▶ [YOUR TASK]: Only the lines from the start of the data through the line with "11.5, 12.3, 12.75]" belong in the copy. Restate them word for word, minus the pictures.

▶ [AVAILABLE DATA]:
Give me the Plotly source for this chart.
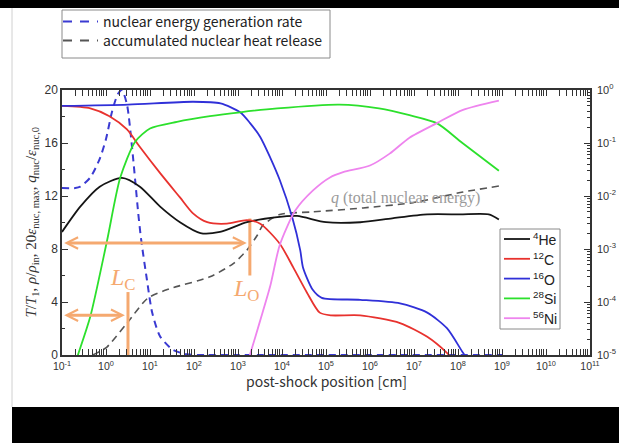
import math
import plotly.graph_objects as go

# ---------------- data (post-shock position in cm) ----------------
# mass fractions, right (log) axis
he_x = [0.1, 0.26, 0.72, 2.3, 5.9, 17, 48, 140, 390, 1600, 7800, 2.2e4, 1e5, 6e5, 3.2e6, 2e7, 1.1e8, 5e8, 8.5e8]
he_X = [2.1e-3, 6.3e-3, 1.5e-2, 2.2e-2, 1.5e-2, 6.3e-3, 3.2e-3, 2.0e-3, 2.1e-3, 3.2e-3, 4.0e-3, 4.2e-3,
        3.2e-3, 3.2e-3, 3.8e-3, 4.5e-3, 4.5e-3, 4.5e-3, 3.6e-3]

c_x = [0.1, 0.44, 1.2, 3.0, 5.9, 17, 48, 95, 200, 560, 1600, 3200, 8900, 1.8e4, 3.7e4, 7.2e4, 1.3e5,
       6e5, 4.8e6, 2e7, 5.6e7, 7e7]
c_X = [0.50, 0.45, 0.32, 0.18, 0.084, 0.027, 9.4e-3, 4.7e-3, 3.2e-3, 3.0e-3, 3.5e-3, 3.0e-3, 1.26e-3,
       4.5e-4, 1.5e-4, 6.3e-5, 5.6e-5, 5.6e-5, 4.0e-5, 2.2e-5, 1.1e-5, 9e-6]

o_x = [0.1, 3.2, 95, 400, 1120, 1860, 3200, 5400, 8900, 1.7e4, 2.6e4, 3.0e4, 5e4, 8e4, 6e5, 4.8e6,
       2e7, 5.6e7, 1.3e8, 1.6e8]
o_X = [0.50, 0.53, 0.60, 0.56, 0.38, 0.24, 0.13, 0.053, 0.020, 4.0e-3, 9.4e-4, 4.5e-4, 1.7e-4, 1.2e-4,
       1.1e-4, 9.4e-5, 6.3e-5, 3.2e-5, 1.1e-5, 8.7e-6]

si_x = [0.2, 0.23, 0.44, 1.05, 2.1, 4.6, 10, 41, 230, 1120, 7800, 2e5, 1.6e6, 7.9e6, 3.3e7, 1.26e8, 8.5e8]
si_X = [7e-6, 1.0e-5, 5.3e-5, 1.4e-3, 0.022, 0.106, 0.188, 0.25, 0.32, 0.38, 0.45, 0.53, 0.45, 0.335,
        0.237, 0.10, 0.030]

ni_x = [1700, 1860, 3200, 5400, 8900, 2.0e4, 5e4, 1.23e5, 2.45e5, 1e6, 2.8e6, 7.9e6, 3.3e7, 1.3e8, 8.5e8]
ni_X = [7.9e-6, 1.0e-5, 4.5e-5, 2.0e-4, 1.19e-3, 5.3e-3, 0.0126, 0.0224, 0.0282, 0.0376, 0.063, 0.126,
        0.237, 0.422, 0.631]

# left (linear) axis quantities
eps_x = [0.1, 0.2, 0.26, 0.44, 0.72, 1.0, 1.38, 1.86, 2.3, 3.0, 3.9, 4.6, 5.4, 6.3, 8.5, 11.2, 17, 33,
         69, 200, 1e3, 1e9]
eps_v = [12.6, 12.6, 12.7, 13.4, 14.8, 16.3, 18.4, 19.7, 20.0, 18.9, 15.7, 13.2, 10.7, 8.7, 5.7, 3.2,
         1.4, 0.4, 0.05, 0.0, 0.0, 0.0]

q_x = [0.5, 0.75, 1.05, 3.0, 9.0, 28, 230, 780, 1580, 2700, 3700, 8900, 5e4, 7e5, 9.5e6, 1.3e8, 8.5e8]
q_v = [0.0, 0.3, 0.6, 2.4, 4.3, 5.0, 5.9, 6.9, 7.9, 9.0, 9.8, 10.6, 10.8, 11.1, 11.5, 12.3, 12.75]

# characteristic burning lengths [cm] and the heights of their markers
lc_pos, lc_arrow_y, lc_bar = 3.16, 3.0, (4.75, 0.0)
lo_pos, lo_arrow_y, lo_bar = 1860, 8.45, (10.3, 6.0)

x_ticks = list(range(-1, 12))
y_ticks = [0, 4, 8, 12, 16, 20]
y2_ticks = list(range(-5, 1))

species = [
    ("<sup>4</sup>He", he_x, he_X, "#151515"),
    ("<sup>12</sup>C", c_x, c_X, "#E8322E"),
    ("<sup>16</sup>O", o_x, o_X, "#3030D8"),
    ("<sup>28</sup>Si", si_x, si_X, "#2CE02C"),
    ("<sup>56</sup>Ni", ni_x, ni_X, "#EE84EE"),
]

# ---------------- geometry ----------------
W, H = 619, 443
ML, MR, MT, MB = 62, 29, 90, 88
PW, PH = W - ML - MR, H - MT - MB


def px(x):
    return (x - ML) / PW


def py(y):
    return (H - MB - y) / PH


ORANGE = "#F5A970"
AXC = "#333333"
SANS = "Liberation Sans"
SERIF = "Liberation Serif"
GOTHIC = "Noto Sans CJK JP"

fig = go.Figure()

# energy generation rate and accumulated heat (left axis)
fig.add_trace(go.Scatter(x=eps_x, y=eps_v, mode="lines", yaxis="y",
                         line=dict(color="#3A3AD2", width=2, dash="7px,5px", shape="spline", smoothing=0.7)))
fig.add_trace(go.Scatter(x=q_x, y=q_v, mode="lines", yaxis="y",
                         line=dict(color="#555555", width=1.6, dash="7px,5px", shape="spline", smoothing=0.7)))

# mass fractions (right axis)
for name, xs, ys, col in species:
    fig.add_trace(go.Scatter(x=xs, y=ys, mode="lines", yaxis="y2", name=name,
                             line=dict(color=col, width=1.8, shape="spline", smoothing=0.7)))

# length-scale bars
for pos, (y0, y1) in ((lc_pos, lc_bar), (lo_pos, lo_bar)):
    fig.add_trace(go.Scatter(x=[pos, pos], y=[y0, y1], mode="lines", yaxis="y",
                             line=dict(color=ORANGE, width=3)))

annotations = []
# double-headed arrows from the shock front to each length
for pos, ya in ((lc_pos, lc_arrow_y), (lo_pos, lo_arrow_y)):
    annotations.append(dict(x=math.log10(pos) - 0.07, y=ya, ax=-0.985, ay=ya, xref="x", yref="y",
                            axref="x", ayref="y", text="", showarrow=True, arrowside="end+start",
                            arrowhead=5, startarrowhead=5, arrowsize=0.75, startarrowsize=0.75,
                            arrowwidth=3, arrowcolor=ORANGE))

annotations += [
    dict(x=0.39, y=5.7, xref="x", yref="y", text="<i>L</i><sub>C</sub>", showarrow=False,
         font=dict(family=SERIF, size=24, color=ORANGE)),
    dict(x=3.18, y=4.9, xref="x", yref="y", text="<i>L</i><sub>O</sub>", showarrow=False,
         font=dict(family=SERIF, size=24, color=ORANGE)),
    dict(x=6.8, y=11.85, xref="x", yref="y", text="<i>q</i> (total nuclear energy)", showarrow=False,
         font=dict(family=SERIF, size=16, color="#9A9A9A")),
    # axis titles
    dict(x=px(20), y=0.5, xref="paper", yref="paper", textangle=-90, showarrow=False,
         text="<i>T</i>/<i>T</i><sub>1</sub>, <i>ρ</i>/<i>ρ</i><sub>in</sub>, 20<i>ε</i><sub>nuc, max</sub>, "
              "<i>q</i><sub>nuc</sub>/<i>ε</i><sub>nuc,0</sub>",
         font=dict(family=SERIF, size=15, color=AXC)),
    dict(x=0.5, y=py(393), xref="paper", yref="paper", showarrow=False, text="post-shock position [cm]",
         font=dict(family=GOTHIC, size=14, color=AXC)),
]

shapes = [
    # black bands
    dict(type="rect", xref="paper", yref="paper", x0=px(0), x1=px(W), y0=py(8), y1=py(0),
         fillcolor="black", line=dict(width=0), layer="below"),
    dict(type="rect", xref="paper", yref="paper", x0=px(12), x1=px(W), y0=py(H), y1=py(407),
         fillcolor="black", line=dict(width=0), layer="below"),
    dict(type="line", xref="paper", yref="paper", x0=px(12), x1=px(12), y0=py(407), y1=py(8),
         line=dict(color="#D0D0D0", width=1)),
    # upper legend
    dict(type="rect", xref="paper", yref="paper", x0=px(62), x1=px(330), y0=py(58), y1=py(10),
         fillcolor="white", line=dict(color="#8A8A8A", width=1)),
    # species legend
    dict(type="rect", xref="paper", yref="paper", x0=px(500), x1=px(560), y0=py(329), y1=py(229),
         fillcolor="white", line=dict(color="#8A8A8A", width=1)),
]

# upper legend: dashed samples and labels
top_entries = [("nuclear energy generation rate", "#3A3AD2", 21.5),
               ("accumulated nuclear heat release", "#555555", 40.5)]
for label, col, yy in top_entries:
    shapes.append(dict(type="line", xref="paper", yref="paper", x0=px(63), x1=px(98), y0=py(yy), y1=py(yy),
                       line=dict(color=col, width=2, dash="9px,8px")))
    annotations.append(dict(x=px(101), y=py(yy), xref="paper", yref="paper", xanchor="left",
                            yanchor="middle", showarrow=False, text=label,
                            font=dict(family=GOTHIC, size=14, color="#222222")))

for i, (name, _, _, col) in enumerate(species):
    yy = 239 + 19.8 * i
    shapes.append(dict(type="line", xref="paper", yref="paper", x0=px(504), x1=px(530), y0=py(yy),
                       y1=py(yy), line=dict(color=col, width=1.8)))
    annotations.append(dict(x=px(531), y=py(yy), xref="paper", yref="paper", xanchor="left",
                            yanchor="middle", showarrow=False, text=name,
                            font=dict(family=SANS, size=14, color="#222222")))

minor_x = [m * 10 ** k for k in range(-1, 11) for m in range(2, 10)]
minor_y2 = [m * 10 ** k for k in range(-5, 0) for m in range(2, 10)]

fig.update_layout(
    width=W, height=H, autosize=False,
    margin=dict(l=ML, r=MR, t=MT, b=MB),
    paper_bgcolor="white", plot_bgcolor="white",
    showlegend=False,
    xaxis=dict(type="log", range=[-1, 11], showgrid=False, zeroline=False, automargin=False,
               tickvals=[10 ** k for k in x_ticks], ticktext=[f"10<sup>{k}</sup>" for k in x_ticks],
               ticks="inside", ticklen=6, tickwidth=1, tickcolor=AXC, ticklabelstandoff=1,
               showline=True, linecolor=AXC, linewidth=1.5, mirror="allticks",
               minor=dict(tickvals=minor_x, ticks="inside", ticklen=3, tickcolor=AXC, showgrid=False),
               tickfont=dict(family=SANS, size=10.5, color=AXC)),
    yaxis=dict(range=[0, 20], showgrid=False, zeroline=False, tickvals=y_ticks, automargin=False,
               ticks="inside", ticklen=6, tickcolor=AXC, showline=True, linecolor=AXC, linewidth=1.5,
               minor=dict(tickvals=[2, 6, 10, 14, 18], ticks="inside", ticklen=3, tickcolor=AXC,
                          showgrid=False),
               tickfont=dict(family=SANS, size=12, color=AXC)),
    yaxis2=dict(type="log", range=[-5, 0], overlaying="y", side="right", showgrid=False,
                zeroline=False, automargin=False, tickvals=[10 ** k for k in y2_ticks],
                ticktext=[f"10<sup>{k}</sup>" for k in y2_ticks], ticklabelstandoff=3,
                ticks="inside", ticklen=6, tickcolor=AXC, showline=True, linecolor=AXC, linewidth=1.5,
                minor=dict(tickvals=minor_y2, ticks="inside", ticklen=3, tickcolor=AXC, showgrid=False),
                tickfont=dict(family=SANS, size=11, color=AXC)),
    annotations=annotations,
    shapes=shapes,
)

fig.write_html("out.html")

▶ [RESULT FOR THIS EXERCISE]:
Give me the Plotly source for this chart.
import math
import plotly.graph_objects as go

# ---------------- data (post-shock position in cm) ----------------
# mass fractions, right (log) axis
he_x = [0.1, 0.26, 0.72, 2.3, 5.9, 17, 48, 140, 390, 1600, 7800, 2.2e4, 1e5, 6e5, 3.2e6, 2e7, 1.1e8, 5e8, 8.5e8]
he_X = [2.1e-3, 6.3e-3, 1.5e-2, 2.2e-2, 1.5e-2, 6.3e-3, 3.2e-3, 2.0e-3, 2.1e-3, 3.2e-3, 4.0e-3, 4.2e-3,
        3.2e-3, 3.2e-3, 3.8e-3, 4.5e-3, 4.5e-3, 4.5e-3, 3.6e-3]

c_x = [0.1, 0.44, 1.2, 3.0, 5.9, 17, 48, 95, 200, 560, 1600, 3200, 8900, 1.8e4, 3.7e4, 7.2e4, 1.3e5,
       6e5, 4.8e6, 2e7, 5.6e7, 7e7]
c_X = [0.50, 0.45, 0.32, 0.18, 0.084, 0.027, 9.4e-3, 4.7e-3, 3.2e-3, 3.0e-3, 3.5e-3, 3.0e-3, 1.26e-3,
       4.5e-4, 1.5e-4, 6.3e-5, 5.6e-5, 5.6e-5, 4.0e-5, 2.2e-5, 1.1e-5, 9e-6]

o_x = [0.1, 3.2, 95, 400, 1120, 1860, 3200, 5400, 8900, 1.7e4, 2.6e4, 3.0e4, 5e4, 8e4, 6e5, 4.8e6,
       2e7, 5.6e7, 1.3e8, 1.6e8]
o_X = [0.50, 0.53, 0.60, 0.56, 0.38, 0.24, 0.13, 0.053, 0.020, 4.0e-3, 9.4e-4, 4.5e-4, 1.7e-4, 1.2e-4,
       1.1e-4, 9.4e-5, 6.3e-5, 3.2e-5, 1.1e-5, 8.7e-6]

si_x = [0.2, 0.23, 0.44, 1.05, 2.1, 4.6, 10, 41, 230, 1120, 7800, 2e5, 1.6e6, 7.9e6, 3.3e7, 1.26e8, 8.5e8]
si_X = [7e-6, 1.0e-5, 5.3e-5, 1.4e-3, 0.022, 0.106, 0.188, 0.25, 0.32, 0.38, 0.45, 0.53, 0.45, 0.335,
        0.237, 0.10, 0.030]

ni_x = [1700, 1860, 3200, 5400, 8900, 2.0e4, 5e4, 1.23e5, 2.45e5, 1e6, 2.8e6, 7.9e6, 3.3e7, 1.3e8, 8.5e8]
ni_X = [7.9e-6, 1.0e-5, 4.5e-5, 2.0e-4, 1.19e-3, 5.3e-3, 0.0126, 0.0224, 0.0282, 0.0376, 0.063, 0.126,
        0.237, 0.422, 0.631]

# left (linear) axis quantities
eps_x = [0.1, 0.2, 0.26, 0.44, 0.72, 1.0, 1.38, 1.86, 2.3, 3.0, 3.9, 4.6, 5.4, 6.3, 8.5, 11.2, 17, 33,
         69, 200, 1e3, 1e9]
eps_v = [12.6, 12.6, 12.7, 13.4, 14.8, 16.3, 18.4, 19.7, 20.0, 18.9, 15.7, 13.2, 10.7, 8.7, 5.7, 3.2,
         1.4, 0.4, 0.05, 0.0, 0.0, 0.0]

q_x = [0.5, 0.75, 1.05, 3.0, 9.0, 28, 230, 780, 1580, 2700, 3700, 8900, 5e4, 7e5, 9.5e6, 1.3e8, 8.5e8]
q_v = [0.0, 0.3, 0.6, 2.4, 4.3, 5.0, 5.9, 6.9, 7.9, 9.0, 9.8, 10.6, 10.8, 11.1, 11.5, 12.3, 12.75]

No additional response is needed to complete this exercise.